As an unschooling parent - who belongs to a community of unschoolers, I must respond to your characterizations of unschooling. From my limited experience with the Sudbury model, what we do - and those unschoolers that I know - is NOTHING like what you describe, and MUCH like what the SM appears to be. We believe that children learn all the time, and that they develop naturally with very little input from adults. They learn to read, use profanity, tell time, understand fractions - on their own when they are ready. They have regular meetings, which they lead, to discuss what they want to do as a group and how to pay for it. Our kids gather by their own choice in groups of all ages, at all times and do WHATEVER they want. I should say within reason, but they have never (yet) wanted to do anything that we considered unreasonable. They spend much of their time together, and are always creating something wonderful - they make boardgames, they put on talent shows, they sing & dance, they coordinate and ru
n yard sales, beach front lemonade stands. they make crafts, they plan dances & parties, they make up new sports with special devices to slide down sand dunes & jump on trampolines, they build skateboard ramps, etc.
They often ask for art classes, science classes, museum visits, etc. and, as parents, we facilitate those requests. There is NO coersion on our part - academically or socially - in fact quite the opposite. The one aspect of development that we do enforce - so to speak- is the responsibility to deal with emotional issues and conflicts openly and honestly.
I do agree that some Homeschoolers are as you describe, Stuart, but I have never heard ANY homeschoolers "like that" describe themselves as unschoolers, in fact, the type of homeschoolers that you describe - in my experience - would typically speak of unschooling with disdain.
----- Original Message -----
Sent: Saturday, April 14, 2001 11:26 PM
Subject: Re: DSM: RE: Unschooling?
> Hi Joe,
> This is Stuart from Cedarwood Sudbury School. Actually, I think Matthew has a
> point when he distinguishes unschooling from attending Sudbury Valley School.

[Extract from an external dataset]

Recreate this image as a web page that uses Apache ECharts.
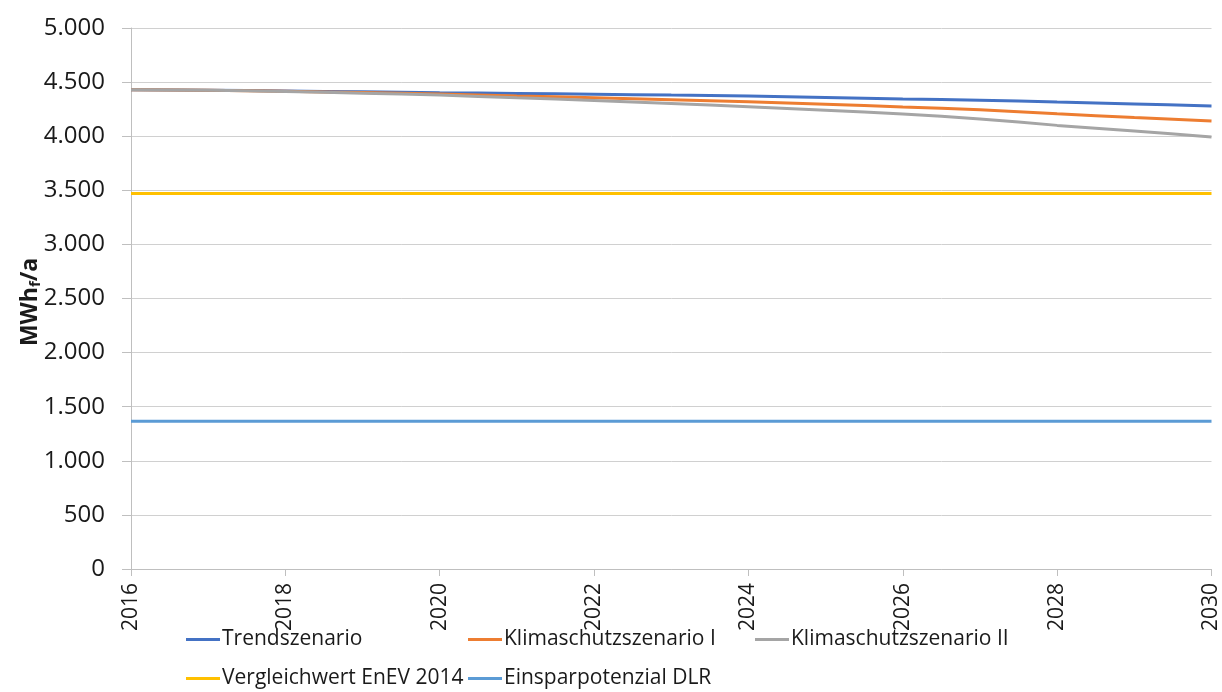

> I love John Holt's books just as much as the next person, but most of the
> unschoolers I know are getting a much different kind of education from what
> students get at Sudbury Valley School. Here's what my fairly large sample of
> unschoolers looks like:
> --Lots of parental pressure, influence, initiation, and supervision regarding
> the students' activities.
> --Lots of parental control and supervision over students' social
> relationships--partly logistical in nature, but partly protective.
> In unschooling literature there is a constant refrain that unschooled kids
> get plenty of "socialization." "Methink they doth protest too much." Few
> parents will allow younger children to be unsupervised with a diverse group
> of other children of various ages. Even at park days, lots of parents are
> standing by to intervene in case of problems. Parents also limit whose houses
> their children can go to, and when and how often. These generalizations do
> not apply to every unschooler, but they do apply to most of the ones I know.